Дорогой Ханс Хенни Янн! Мы, пока что живущие здесь, не хотим скорбеть о тебе. Но, не отказываясь выполнить твой завет, мы будем предаваться скорби о своей потере. То сакрально‑интимное, что заключено в смерти, не следует осквернять расхожими словами, в этом мы с тобой когда‑то сошлись. Иначе твой ангел с досадой отвернется от нас. И потому сейчас я уступаю место твоей жене, чтобы она в соответствии с обычаем бросила в могилу первые комья земли.

 

 

Комментарии

 

 

Перевод выполнен по изданию: Hans Неппу Jahnn. Buch der Freunde . Im Auftrag der Freien Akademie der Künste in Hamburg zusammengestellt von Rolf Italiaander. Hamburg [1960], S. 74f.

 

Ханс Эрих Носсак (1901‑1977) ‑ немецкий писатель, уроженец Гамбурга и друг Янна, основавший вместе с ним в 1950 году Свободную академию искусств в Гамбурге; член Академии наук и литературы в Майнце (с 1949 года) и Немецкой академии языка и литературы в Дармштадте (с 1961‑го); лауреат премий имени Георга Бюхнера (1961), Вильгельма Раабе (1963) и др., кавалер ордена За заслуги перед наукой и искусством (1973), большого креста За заслуги перед Федеративной республикой (1974). Автор новеллы «Некия» (1947) > рассказов, романов «Самое позднее в ноябре» (1955), «Спираль» (1956), «Младший брат» (1958), «Дело д’Артеза» (1968), «Украденная мелодия» (1972), «Счастливый человек» (1975) и др.

 

...что произносит у тебя Бедная душа человека ... Бедная душа человека ‑ персонаж пьесы Ханса Хенни Янна «Новый Любекский танец смерти». См. Dramen II , S. 137.

 

«...и внезапно земля умолкает ... Здесь цитируется отрывок из второй части «Записок Густава Аниаса Хорна»: Niederschrift II , S. 597‑598.

 

 

Похороны Ханса Хенни Янна

 

(Дневниковая запись от 7.12.1959)

 

С I по 5 декабря был с М. в Гамбурге, в связи с похоронами Янна. Произнес надгробную речь, как мы с ним обещали друг другу много лет назад. Напряженные дни, много людей. По большей части мне составлял компанию Итальяаандер. Единственный практический ум среди гамбургских литераторов. Меня удивляет, что он принял участие и в этом практическом деле, не обещавшем ему никакого выигрыша.

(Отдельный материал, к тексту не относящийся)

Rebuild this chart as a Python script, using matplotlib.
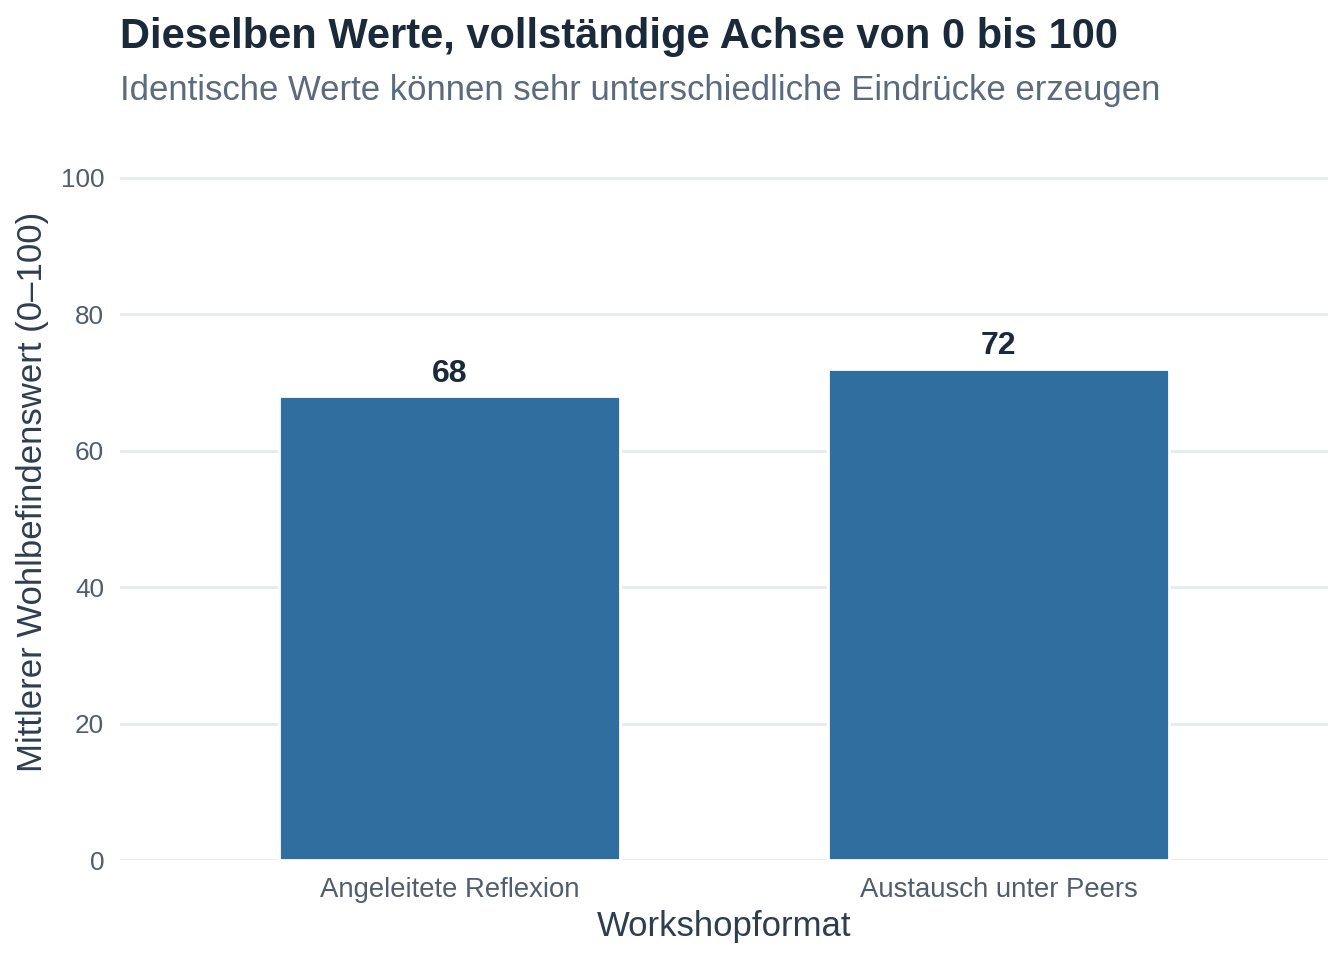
import matplotlib
matplotlib.use("Agg")
import matplotlib.pyplot as plt
import numpy as np

plt.rcParams["font.family"] = ["Liberation Sans", "DejaVu Sans"]

# Daten
formate = ["Angeleitete Reflexion", "Austausch unter Peers"]
werte = [68, 72]
y_ticks = [0, 20, 40, 60, 80, 100]

titel = "Dieselben Werte, vollständige Achse von 0 bis 100"
untertitel = "Identische Werte können sehr unterschiedliche Eindrücke erzeugen"
x_titel = "Workshopformat"
y_titel = "Mittlerer Wohlbefindenswert (0–100)"

balken_farbe = "#2F6E9E"
gitter_farbe = "#E6EBF1"

fig = plt.figure(figsize=(13.44, 9.6), dpi=100)
# Panel: x 120..1328 px, y 123..860 px
ax = fig.add_axes([120 / 1344, 100 / 960, 1208 / 1344, 737 / 960])

x = np.arange(1, len(formate) + 1)
ax.bar(x, werte, width=0.62, color=balken_farbe, edgecolor="white", linewidth=2, zorder=2)
for xi, w in zip(x, werte):
    ax.text(xi, w + 2.1, str(w), ha="center", va="baseline", fontsize=23,
            fontweight="bold", color="#1B2A3A", zorder=3)

ax.set_xlim(0.4, 2.6)
ax.set_ylim(0, 108)
ax.set_yticks(y_ticks)
ax.set_xticks(x)
ax.set_xticklabels(formate)
ax.yaxis.grid(True, color=gitter_farbe, linewidth=2, zorder=0)
ax.xaxis.grid(False)
ax.set_axisbelow(True)
for s in ax.spines.values():
    s.set_visible(False)
ax.tick_params(axis="both", length=0, labelcolor="#4F5D6E")
ax.tick_params(axis="x", pad=12, labelsize=19.8)
ax.tick_params(axis="y", pad=11.5, labelsize=18.8)

ax.set_xlabel(x_titel, fontsize=25, color="#2D3E50", labelpad=5)
ax.set_ylabel(y_titel, fontsize=25, color="#2D3E50", labelpad=8)

fig.text(120 / 1344, 1 - 48 / 960, titel, fontsize=30, fontweight="bold",
         color="#1B2A3A", ha="left", va="baseline")
fig.text(120 / 1344, 1 - 100 / 960, untertitel, fontsize=25,
         color="#5A6B7D", ha="left", va="baseline")

fig.savefig("out.png", dpi=100)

Янна я увидел покоящимся в музыкальной комнате, где мы часто сидели вместе. Каким же маленьким он мне показался, словно ребенок. Крупная голова лежала на старой бархатной подушке, которую М. давным‑давно пожертвовал Яннам для их собаки. Как это все вписывается в картину.

Держался я холодно, совершенно трезво, разве что чувствовал себя немного неловко, но так было и при его жизни. Я ‑ выгоревший человек? Разговор с Эллинор, слегка пьяной. В кладбищенской капелле приемный сын Янна играл Свелинка. Похожий на ящик гроб, как в «Реке без берегов». Молодые люди, пока несли его, трижды опускали на землю, такой он был тяжелый ‑ очевидно, из‑за цинкового вкладыша. Кто же мне говорил, что свинцовый гроб означает страх перед смертью? Хухель или Вайзенборн?

В 1924‑м, в голодное для меня время, я впервые прочитал один из текстов Янна: «Ричарда III», одолженного мне Юстусом Риттером. Познакомился я с Янном в 1927‑м, на вечеринке в чьей‑то мастерской, где, между прочим, присутствовал Рингельнац. Я тогда был нулем. Снова мы встретились в 1949‑м, и с тех пор работали вместе.

Имя Янна уже теперь обретает славу и со временем, возможно, начнет приносить доход. Он ведь больше никому не мешает. А был невыносим ‑ даже для нас, друзей. Живи он несколько веков назад, его бы сожгли на костре ‑ не как еретика, а потому что свойственные ему бескомпромиссность, маниакальное стремление к справедливости оказались бы слишком опасными для общества.

Бизер подарил мне дневники Бекмана. Я решил для себя, что буду впредь работать гораздо больше.

Часа два медленно бродил, один, по центру города, что подействовало на меня благотворно. На Мёнкбергерштрассе заучивал наизусть надгробную речь.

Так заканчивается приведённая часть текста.